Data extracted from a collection
..........

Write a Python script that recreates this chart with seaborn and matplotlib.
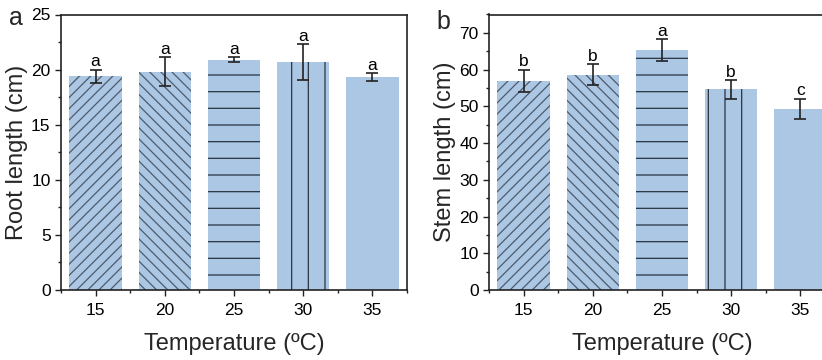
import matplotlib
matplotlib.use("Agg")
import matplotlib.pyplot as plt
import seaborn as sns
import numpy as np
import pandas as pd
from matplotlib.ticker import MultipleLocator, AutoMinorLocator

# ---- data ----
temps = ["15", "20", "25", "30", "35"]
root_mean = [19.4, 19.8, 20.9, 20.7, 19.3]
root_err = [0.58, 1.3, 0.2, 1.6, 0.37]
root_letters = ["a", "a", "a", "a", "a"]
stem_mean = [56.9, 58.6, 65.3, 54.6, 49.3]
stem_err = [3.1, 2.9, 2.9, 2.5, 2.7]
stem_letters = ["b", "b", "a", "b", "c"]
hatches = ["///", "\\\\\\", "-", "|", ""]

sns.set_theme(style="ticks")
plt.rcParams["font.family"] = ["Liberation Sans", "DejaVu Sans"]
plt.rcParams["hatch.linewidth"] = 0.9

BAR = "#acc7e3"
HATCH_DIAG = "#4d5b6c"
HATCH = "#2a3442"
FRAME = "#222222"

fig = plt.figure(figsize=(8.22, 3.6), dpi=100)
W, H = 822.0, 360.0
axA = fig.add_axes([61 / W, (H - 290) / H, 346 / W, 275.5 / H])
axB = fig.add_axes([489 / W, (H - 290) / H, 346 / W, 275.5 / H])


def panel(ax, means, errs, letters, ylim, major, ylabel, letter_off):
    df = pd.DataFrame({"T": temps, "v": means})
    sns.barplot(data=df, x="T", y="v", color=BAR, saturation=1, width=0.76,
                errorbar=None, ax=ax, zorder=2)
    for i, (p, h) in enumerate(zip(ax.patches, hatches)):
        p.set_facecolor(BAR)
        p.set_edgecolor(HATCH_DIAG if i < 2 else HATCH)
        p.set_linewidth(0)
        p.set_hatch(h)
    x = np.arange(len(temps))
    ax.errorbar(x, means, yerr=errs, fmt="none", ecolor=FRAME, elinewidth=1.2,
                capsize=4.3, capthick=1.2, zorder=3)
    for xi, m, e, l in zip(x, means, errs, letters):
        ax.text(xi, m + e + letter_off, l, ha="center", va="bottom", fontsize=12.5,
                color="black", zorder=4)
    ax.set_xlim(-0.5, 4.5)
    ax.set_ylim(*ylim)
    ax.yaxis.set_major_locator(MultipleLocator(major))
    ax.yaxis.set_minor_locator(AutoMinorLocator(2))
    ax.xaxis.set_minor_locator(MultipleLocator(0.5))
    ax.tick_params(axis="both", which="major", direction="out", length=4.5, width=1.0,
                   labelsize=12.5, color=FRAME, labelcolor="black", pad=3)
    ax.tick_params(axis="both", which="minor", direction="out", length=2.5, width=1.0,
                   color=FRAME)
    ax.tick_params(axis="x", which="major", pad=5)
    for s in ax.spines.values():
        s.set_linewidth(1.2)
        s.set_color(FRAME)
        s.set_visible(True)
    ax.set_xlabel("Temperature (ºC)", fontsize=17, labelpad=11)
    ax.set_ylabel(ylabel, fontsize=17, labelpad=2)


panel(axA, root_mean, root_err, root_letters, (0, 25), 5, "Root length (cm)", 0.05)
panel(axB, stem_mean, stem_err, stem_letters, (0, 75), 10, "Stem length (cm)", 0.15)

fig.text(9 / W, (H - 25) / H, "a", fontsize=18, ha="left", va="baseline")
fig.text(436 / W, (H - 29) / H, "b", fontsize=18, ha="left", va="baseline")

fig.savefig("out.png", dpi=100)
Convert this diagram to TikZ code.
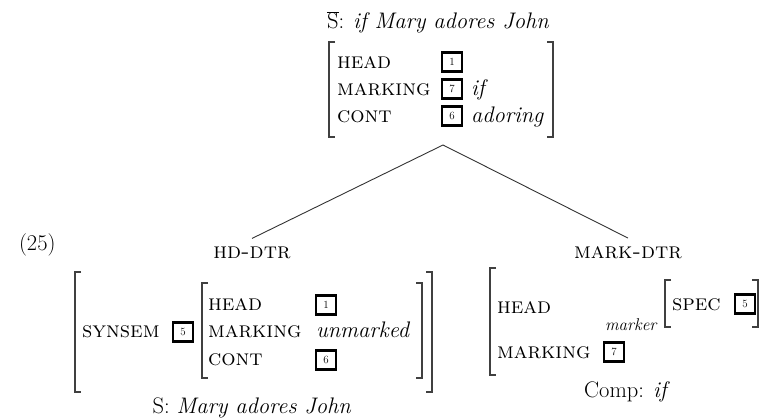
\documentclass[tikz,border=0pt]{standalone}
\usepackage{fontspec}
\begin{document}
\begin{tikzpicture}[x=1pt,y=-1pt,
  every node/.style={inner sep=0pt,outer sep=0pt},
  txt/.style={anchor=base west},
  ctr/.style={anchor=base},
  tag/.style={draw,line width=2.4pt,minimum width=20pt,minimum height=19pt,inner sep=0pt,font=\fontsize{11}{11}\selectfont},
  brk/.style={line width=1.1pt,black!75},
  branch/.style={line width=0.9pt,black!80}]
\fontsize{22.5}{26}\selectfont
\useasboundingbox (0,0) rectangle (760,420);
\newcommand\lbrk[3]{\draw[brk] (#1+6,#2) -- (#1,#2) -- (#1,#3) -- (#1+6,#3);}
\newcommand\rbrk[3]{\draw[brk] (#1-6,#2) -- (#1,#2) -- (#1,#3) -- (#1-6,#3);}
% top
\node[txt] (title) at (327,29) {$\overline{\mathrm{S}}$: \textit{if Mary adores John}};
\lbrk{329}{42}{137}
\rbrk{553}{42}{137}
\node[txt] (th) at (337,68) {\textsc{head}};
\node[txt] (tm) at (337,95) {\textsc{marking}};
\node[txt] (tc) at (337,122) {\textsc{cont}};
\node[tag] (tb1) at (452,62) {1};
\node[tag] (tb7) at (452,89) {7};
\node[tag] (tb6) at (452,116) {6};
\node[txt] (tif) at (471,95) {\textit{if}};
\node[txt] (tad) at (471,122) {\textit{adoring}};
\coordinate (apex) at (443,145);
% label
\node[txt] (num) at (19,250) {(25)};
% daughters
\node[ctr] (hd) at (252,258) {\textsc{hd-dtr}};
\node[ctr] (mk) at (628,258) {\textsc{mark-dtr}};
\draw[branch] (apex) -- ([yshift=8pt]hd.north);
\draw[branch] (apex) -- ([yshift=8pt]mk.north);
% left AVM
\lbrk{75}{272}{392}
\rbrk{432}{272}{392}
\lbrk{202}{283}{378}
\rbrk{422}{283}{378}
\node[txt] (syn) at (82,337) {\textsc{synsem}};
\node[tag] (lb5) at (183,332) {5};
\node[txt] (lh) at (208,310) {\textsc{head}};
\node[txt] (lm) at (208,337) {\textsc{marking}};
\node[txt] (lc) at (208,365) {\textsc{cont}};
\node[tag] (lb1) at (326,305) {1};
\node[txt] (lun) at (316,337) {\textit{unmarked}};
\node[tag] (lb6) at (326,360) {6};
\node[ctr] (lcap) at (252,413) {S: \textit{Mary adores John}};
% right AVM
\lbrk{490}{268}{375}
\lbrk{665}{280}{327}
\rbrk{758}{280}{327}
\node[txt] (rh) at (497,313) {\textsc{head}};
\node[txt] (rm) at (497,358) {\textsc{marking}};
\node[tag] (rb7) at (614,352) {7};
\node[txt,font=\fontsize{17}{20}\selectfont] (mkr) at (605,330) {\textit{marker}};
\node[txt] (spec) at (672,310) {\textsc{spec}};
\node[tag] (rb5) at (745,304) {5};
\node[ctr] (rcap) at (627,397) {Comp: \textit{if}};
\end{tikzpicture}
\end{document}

..........

*Set task*.
Pictures are excluded; copy every other part of the records exactly.

*The completed task*.
Write a Python script that recreates this chart with seaborn and matplotlib.
import matplotlib
matplotlib.use("Agg")
import matplotlib.pyplot as plt
import seaborn as sns
import numpy as np
import pandas as pd
from matplotlib.ticker import MultipleLocator, AutoMinorLocator

# ---- data ----
temps = ["15", "20", "25", "30", "35"]
root_mean = [19.4, 19.8, 20.9, 20.7, 19.3]
root_err = [0.58, 1.3, 0.2, 1.6, 0.37]
root_letters = ["a", "a", "a", "a", "a"]
stem_mean = [56.9, 58.6, 65.3, 54.6, 49.3]
stem_err = [3.1, 2.9, 2.9, 2.5, 2.7]
stem_letters = ["b", "b", "a", "b", "c"]
hatches = ["///", "\\\\\\", "-", "|", ""]

sns.set_theme(style="ticks")
plt.rcParams["font.family"] = ["Liberation Sans", "DejaVu Sans"]
plt.rcParams["hatch.linewidth"] = 0.9

BAR = "#acc7e3"
HATCH_DIAG = "#4d5b6c"
HATCH = "#2a3442"
FRAME = "#222222"

fig = plt.figure(figsize=(8.22, 3.6), dpi=100)
W, H = 822.0, 360.0
axA = fig.add_axes([61 / W, (H - 290) / H, 346 / W, 275.5 / H])
axB = fig.add_axes([489 / W, (H - 290) / H, 346 / W, 275.5 / H])


def panel(ax, means, errs, letters, ylim, major, ylabel, letter_off):
    df = pd.DataFrame({"T": temps, "v": means})
    sns.barplot(data=df, x="T", y="v", color=BAR, saturation=1, width=0.76,
                errorbar=None, ax=ax, zorder=2)
    for i, (p, h) in enumerate(zip(ax.patches, hatches)):
        p.set_facecolor(BAR)
        p.set_edgecolor(HATCH_DIAG if i < 2 else HATCH)
        p.set_linewidth(0)
        p.set_hatch(h)
    x = np.arange(len(temps))
    ax.errorbar(x, means, yerr=errs, fmt="none", ecolor=FRAME, elinewidth=1.2,
                capsize=4.3, capthick=1.2, zorder=3)
    for xi, m, e, l in zip(x, means, errs, letters):
        ax.text(xi, m + e + letter_off, l, ha="center", va="bottom", fontsize=12.5,
                color="black", zorder=4)
    ax.set_xlim(-0.5, 4.5)
    ax.set_ylim(*ylim)
    ax.yaxis.set_major_locator(MultipleLocator(major))
    ax.yaxis.set_minor_locator(AutoMinorLocator(2))
    ax.xaxis.set_minor_locator(MultipleLocator(0.5))
    ax.tick_params(axis="both", which="major", direction="out", length=4.5, width=1.0,
                   labelsize=12.5, color=FRAME, labelcolor="black", pad=3)
    ax.tick_params(axis="both", which="minor", direction="out", length=2.5, width=1.0,
                   color=FRAME)
    ax.tick_params(axis="x", which="major", pad=5)
    for s in ax.spines.values():
        s.set_linewidth(1.2)
        s.set_color(FRAME)
        s.set_visible(True)
    ax.set_xlabel("Temperature (ºC)", fontsize=17, labelpad=11)
    ax.set_ylabel(ylabel, fontsize=17, labelpad=2)


panel(axA, root_mean, root_err, root_letters, (0, 25), 5, "Root length (cm)", 0.05)
panel(axB, stem_mean, stem_err, stem_letters, (0, 75), 10, "Stem length (cm)", 0.15)

fig.text(9 / W, (H - 25) / H, "a", fontsize=18, ha="left", va="baseline")
fig.text(436 / W, (H - 29) / H, "b", fontsize=18, ha="left", va="baseline")

fig.savefig("out.png", dpi=100)
Convert this diagram to TikZ code.
\documentclass[tikz,border=0pt]{standalone}
\usepackage{fontspec}
\begin{document}
\begin{tikzpicture}[x=1pt,y=-1pt,
  every node/.style={inner sep=0pt,outer sep=0pt},
  txt/.style={anchor=base west},
  ctr/.style={anchor=base},
  tag/.style={draw,line width=2.4pt,minimum width=20pt,minimum height=19pt,inner sep=0pt,font=\fontsize{11}{11}\selectfont},
  brk/.style={line width=1.1pt,black!75},
  branch/.style={line width=0.9pt,black!80}]
\fontsize{22.5}{26}\selectfont
\useasboundingbox (0,0) rectangle (760,420);
\newcommand\lbrk[3]{\draw[brk] (#1+6,#2) -- (#1,#2) -- (#1,#3) -- (#1+6,#3);}
\newcommand\rbrk[3]{\draw[brk] (#1-6,#2) -- (#1,#2) -- (#1,#3) -- (#1-6,#3);}
% top
\node[txt] (title) at (327,29) {$\overline{\mathrm{S}}$: \textit{if Mary adores John}};
\lbrk{329}{42}{137}
\rbrk{553}{42}{137}
\node[txt] (th) at (337,68) {\textsc{head}};
\node[txt] (tm) at (337,95) {\textsc{marking}};
\node[txt] (tc) at (337,122) {\textsc{cont}};
\node[tag] (tb1) at (452,62) {1};
\node[tag] (tb7) at (452,89) {7};
\node[tag] (tb6) at (452,116) {6};
\node[txt] (tif) at (471,95) {\textit{if}};
\node[txt] (tad) at (471,122) {\textit{adoring}};
\coordinate (apex) at (443,145);
% label
\node[txt] (num) at (19,250) {(25)};
% daughters
\node[ctr] (hd) at (252,258) {\textsc{hd-dtr}};
\node[ctr] (mk) at (628,258) {\textsc{mark-dtr}};
\draw[branch] (apex) -- ([yshift=8pt]hd.north);
\draw[branch] (apex) -- ([yshift=8pt]mk.north);
% left AVM
\lbrk{75}{272}{392}
\rbrk{432}{272}{392}
\lbrk{202}{283}{378}
\rbrk{422}{283}{378}
\node[txt] (syn) at (82,337) {\textsc{synsem}};
\node[tag] (lb5) at (183,332) {5};
\node[txt] (lh) at (208,310) {\textsc{head}};
\node[txt] (lm) at (208,337) {\textsc{marking}};
\node[txt] (lc) at (208,365) {\textsc{cont}};
\node[tag] (lb1) at (326,305) {1};
\node[txt] (lun) at (316,337) {\textit{unmarked}};
\node[tag] (lb6) at (326,360) {6};
\node[ctr] (lcap) at (252,413) {S: \textit{Mary adores John}};
% right AVM
\lbrk{490}{268}{375}
\lbrk{665}{280}{327}
\rbrk{758}{280}{327}
\node[txt] (rh) at (497,313) {\textsc{head}};
\node[txt] (rm) at (497,358) {\textsc{marking}};
\node[tag] (rb7) at (614,352) {7};
\node[txt,font=\fontsize{17}{20}\selectfont] (mkr) at (605,330) {\textit{marker}};
\node[txt] (spec) at (672,310) {\textsc{spec}};
\node[tag] (rb5) at (745,304) {5};
\node[ctr] (rcap) at (627,397) {Comp: \textit{if}};
\end{tikzpicture}
\end{document}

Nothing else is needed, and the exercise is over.